While the geopolitical environment can generate headline noise, and any sustained impact on oil prices could quickly change the outlook, the broader macroeconomic analogy still holds. Tariffs were essentially the “vegetables” of 2025: something companies and consumers had to absorb. In 2026, however, those pressures are being partially offset by the One Big Beautiful Bill, providing a degree of “dessert.”

Ultimately, the likely impact on households should be mixed:

  • Larger tax refunds for most households: On balance, households should receive higher refunds in 2026 than they did last year. This will provide some support to consumer spending, though the size of the benefit varies significantly by income.
  • Benefits skew toward higher income households: Because wealthier households pay a larger share of income taxes, they capture more of the refund-related advantages. Lower-income households see much less, limiting the boost.
  • Tariff burden falls hardest on lower-income households: Consumers with lower incomes spend a larger share of their budgets on tariff-affected goods, so the cost pressure from tariffs eats more directly into their version of “dessert.”

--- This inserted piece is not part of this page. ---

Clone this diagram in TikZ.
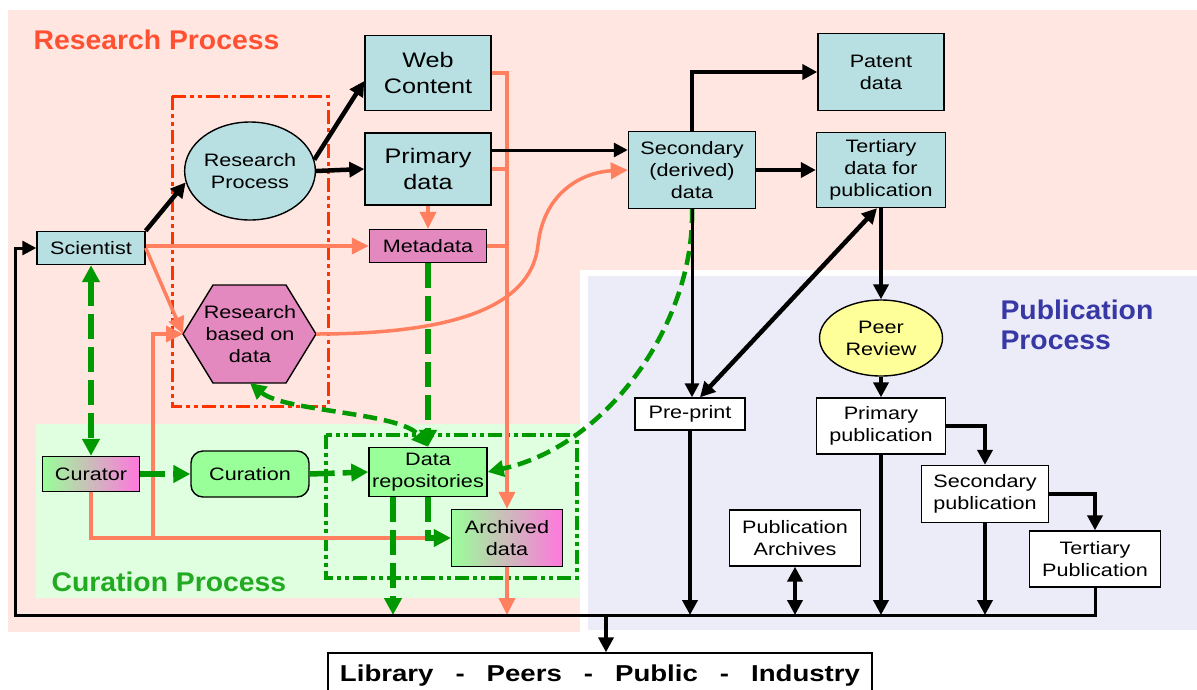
\documentclass[tikz,border=0pt]{standalone}
\usepackage{fontspec}
\setmainfont{Liberation Sans}[FakeStretch=1.2]
\newfontfamily\titlefont{Liberation Sans}[FakeStretch=1.05]
\usetikzlibrary{arrows.meta,shapes.geometric}
\definecolor{resbg}{RGB}{255,230,225}
\definecolor{curbg}{RGB}{224,255,224}
\definecolor{pubbg}{RGB}{236,236,248}
\definecolor{boxblue}{RGB}{184,224,226}
\definecolor{metapink}{RGB}{228,136,192}
\definecolor{curgreen}{RGB}{153,255,153}
\definecolor{curpink}{RGB}{255,119,221}
\definecolor{peeryellow}{RGB}{255,255,153}
\definecolor{coralc}{RGB}{255,127,95}
\definecolor{boxred}{RGB}{255,51,0}
\definecolor{lnkgreen}{RGB}{0,153,0}
\definecolor{ttlred}{RGB}{255,80,50}
\definecolor{ttlgreen}{RGB}{34,170,34}
\definecolor{ttlblue}{RGB}{55,55,165}

\begin{document}
\begin{tikzpicture}[x=1pt,y=-1pt,font=\fontsize{18}{22}\selectfont,
        box/.style={draw,line width=1.4pt,align=center,inner sep=0pt},
        sz/.style 2 args={minimum width=#1pt,minimum height=#2pt},
        big/.style={font=\fontsize{21}{26}\selectfont},
        ttl/.style={font=\titlefont\bfseries\fontsize{27}{30}\selectfont,anchor=west,align=left},
        blk/.style={line width=4.5pt,>={Triangle[length=15pt,width=15pt]}},
        blkthin/.style={line width=3pt,>={Triangle[length=14pt,width=14pt]}},
        coral/.style={draw=coralc,line width=3.5pt,>={Triangle[length=17pt,width=16pt]}},
        gdash/.style={draw=lnkgreen,line width=5.5pt,dash pattern=on 25pt off 8pt,>={Triangle[length=17pt,width=17pt]}},
        gshort/.style={draw=lnkgreen,line width=4.5pt,dash pattern=on 14pt off 7pt,>={Triangle[length=16pt,width=16pt]}},
        ddot/.style={line width=#1,dash pattern=on 14pt off 4pt on 4pt off 4pt on 4pt off 4pt}]
        \useasboundingbox (0,0) rectangle (1197,689);
        \clip (0,0) rectangle (1197,689);
        % backgrounds
        \fill[resbg] (8,10) rectangle (1197,632);
        \fill[white] (580,270) rectangle (1197,640);
        \fill[pubbg] (588,276) rectangle (1197,630);
        \fill[curbg] (36,424) rectangle (580,598);
        \draw[boxred,ddot=3pt] (172,96) rectangle (328,406);
        \draw[lnkgreen,ddot=4pt] (326,435) rectangle (577,578);
        \node[ttl,text=ttlred] (ttlres) at (30,40) {Research Process};
        \node[ttl,text=ttlgreen] (ttlcur) at (48,582) {Curation Process};
        \node[ttl,text=ttlblue] (ttlpub) at (997,325) {Publication\\Process};
        % research side
        \node[box,big,fill=boxblue,sz={126}{75}] (web) at (428,73) {Web\\Content};
        \node[box,big,fill=boxblue,sz={126}{72}] (prim) at (428,169) {Primary\\data};
        \node[ellipse,draw,line width=1.4pt,fill=boxblue,minimum width=114pt,minimum height=98pt,inner sep=0pt,align=center] (rp) at (250,171) {Research\\Process};
        \node[box,fill=boxblue,sz={108}{33}] (sci) at (91,248) {Scientist};
        \node[box,fill=metapink,sz={117}{33}] (meta) at (428,246) {Metadata};
        \draw[line width=1.4pt,fill=metapink] (183,334) -- (213,285) -- (286,285) -- (316,334) -- (286,383) -- (213,383) -- cycle;
        \node[align=center] (rbd) at (250,334) {Research\\based on\\data};
        \coordinate (rbdL) at (183,334);
        \coordinate (rbdR) at (316,334);
        \coordinate (rbdB) at (250,383);
        % curation side
        \node[box,left color=curgreen,right color=curpink,sz={97}{35}] (cur) at (91,474) {Curator};
        \node[box,fill=curgreen,rounded corners=12pt,sz={118}{46}] (curation) at (250,474) {Curation};
        \node[box,fill=curgreen,sz={118}{49}] (drep) at (428,472) {Data\\repositories};
        \node[box,left color=curgreen,right color=curpink,sz={111}{57}] (arch) at (507,538) {Archived\\data};
        % derived data
        \node[box,fill=boxblue,sz={127}{77}] (sec) at (692,170) {Secondary\\(derived)\\data};
        \node[box,fill=boxblue,sz={126}{77}] (pat) at (881,72) {Patent\\data};
        \node[box,fill=boxblue,sz={129}{75}] (ter) at (881,170) {Tertiary\\data for\\publication};
        % publication side
        \node[ellipse,draw,line width=1.4pt,fill=peeryellow,minimum width=123pt,minimum height=76pt,inner sep=0pt,align=center] (peer) at (881,338) {Peer\\Review};
        \node[box,fill=white,sz={110}{32}] (pre) at (690,414) {Pre-print};
        \node[box,fill=white,sz={129}{56}] (ppub) at (881,426) {Primary\\publication};
        \node[box,fill=white,sz={127}{57}] (spub) at (985,494) {Secondary\\publication};
        \node[box,fill=white,sz={131}{56}] (parch) at (795,538) {Publication\\Archives};
        \node[box,fill=white,sz={131}{56}] (tpub) at (1095,559) {Tertiary\\Publication};
        \node[box,fill=white,sz={544}{46},font=\bfseries\fontsize{23}{26}\selectfont] (lib) at (600,676) {Library\hspace{22pt}-\hspace{22pt}Peers\hspace{22pt}-\hspace{22pt}Public\hspace{22pt}-\hspace{22pt}Industry};
        \coordinate (bus) at (15,615);
        \coordinate (tap) at (606,615);
        \coordinate (fork) at (153,538);
        % coral links
        \draw[coral,->] (web.east) -| (arch.north);
        \draw[coral] (prim.east) -- (prim.east -| arch.north);
        \draw[coral] (meta.east) -- (meta.east -| arch.north);
        \draw[coral,->] (prim.south) -- (meta.north);
        \draw[coral,->] (sci.east |- meta.west) -- (meta.west);
        \draw[coral,->] (sci.east) -- (rbdL);
        \draw[coral,->] (cur.south) |- (arch.west);
        \draw[coral,->] (fork) |- (rbdL);
        \draw[coral,->] (rbdR) .. controls (470,334) and (532,300) .. (538,245) .. controls (544,190) and (585,172) .. (sec.west);
        \draw[coral,->] (arch.south) -- (arch.south |- bus);
        % green links
        \draw[gdash,<->] (sci.south) -- (cur.north);
        \draw[gdash,->] (cur.east) -- (curation.west);
        \draw[gdash,->] (curation.east) -- (drep.west);
        \draw[gdash,->] (meta.south) -- (drep.north);
        \draw[gshort,<->] (rbdB) .. controls (285,412) and (400,412) .. (drep.north);
        \draw[gshort,->] (sec.south) .. controls (695,320) and (610,445) .. (drep.east);
        \draw[gdash,->] ([xshift=-35pt]drep.south) -- ([xshift=-35pt]drep.south |- bus);
        \draw[gdash,->] (drep.south) |- (arch.west);
        % black links
        \draw[blk,->] (sci.north east) -- (rp.190);
        \draw[blk,->] (rp.10) -- ([yshift=-8pt]web.west);
        \draw[blk,->] (rp.east) -- (prim.west);
        \draw[blkthin,->] ([yshift=19pt]prim.east) -- ([yshift=19pt]prim.east -| sec.west);
        \draw[blk,->] (sec.north) |- (pat.west);
        \draw[blk,->] (sec.east) -- (ter.west);
        \draw[blk,->] (ter.south) -- (peer.north);
        \draw[blk,<->] ([xshift=-4pt]ter.south) -- ([xshift=10pt]pre.north);
        \draw[blkthin,->] (sec.south) -- (sec.south |- pre.north);
        \draw[blk,->] (peer.south) -- (ppub.north);
        \draw[blk,->] (ppub.east) -| (spub.north);
        \draw[blk,->] (spub.east) -| (tpub.north);
        \draw[blk,->] (pre.south) -- (pre.south |- bus);
        \draw[blk,<->] (parch.south) -- (parch.south |- bus);
        \draw[blk,->] (ppub.south) -- (ppub.south |- bus);
        \draw[blk,->] (spub.south) -- (spub.south |- bus);
        \draw[blkthin,->] (tpub.south) |- (bus) |- (sci.west);
        \draw[blk,->] (tap) -- (tap |- lib.north);
\end{tikzpicture}
\end{document}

There is clearer positive news on the corporate side:

  • Effective corporate tax rates are set to fall from roughly 21% to about 15% for the average business, which is one of the main reasons forecasts for 2026 growth have been revised upward.
  • Benefits can extend into 2027 and beyond if/when companies reinvest tax exemptions and incentives rather than treating them as one-off gains.
  • However, gains are concentrated among larger firms. While the legislation paints a hopeful picture on paper, its advantages flow disproportionately to large corporations. SMBs receive far less of the upside, which limits the broader spillover effects for small and medium-sized business owners.
Economic outlook and its implications for SMBs

SMBs today face a complex mix of economic signals and regulatory pressures, yet they remain a critical source of innovation and economic strength. Navigating this environment requires awareness, adaptability, and engagement, whether that means staying up to date on policy developments or leveraging insights from trusted advisors. While uncertainty will persist, SMBs that approach these shifts collaboratively and proactively will be better equipped to manage risks and capture emerging opportunities. Growth is still within reach for those prepared to pivot.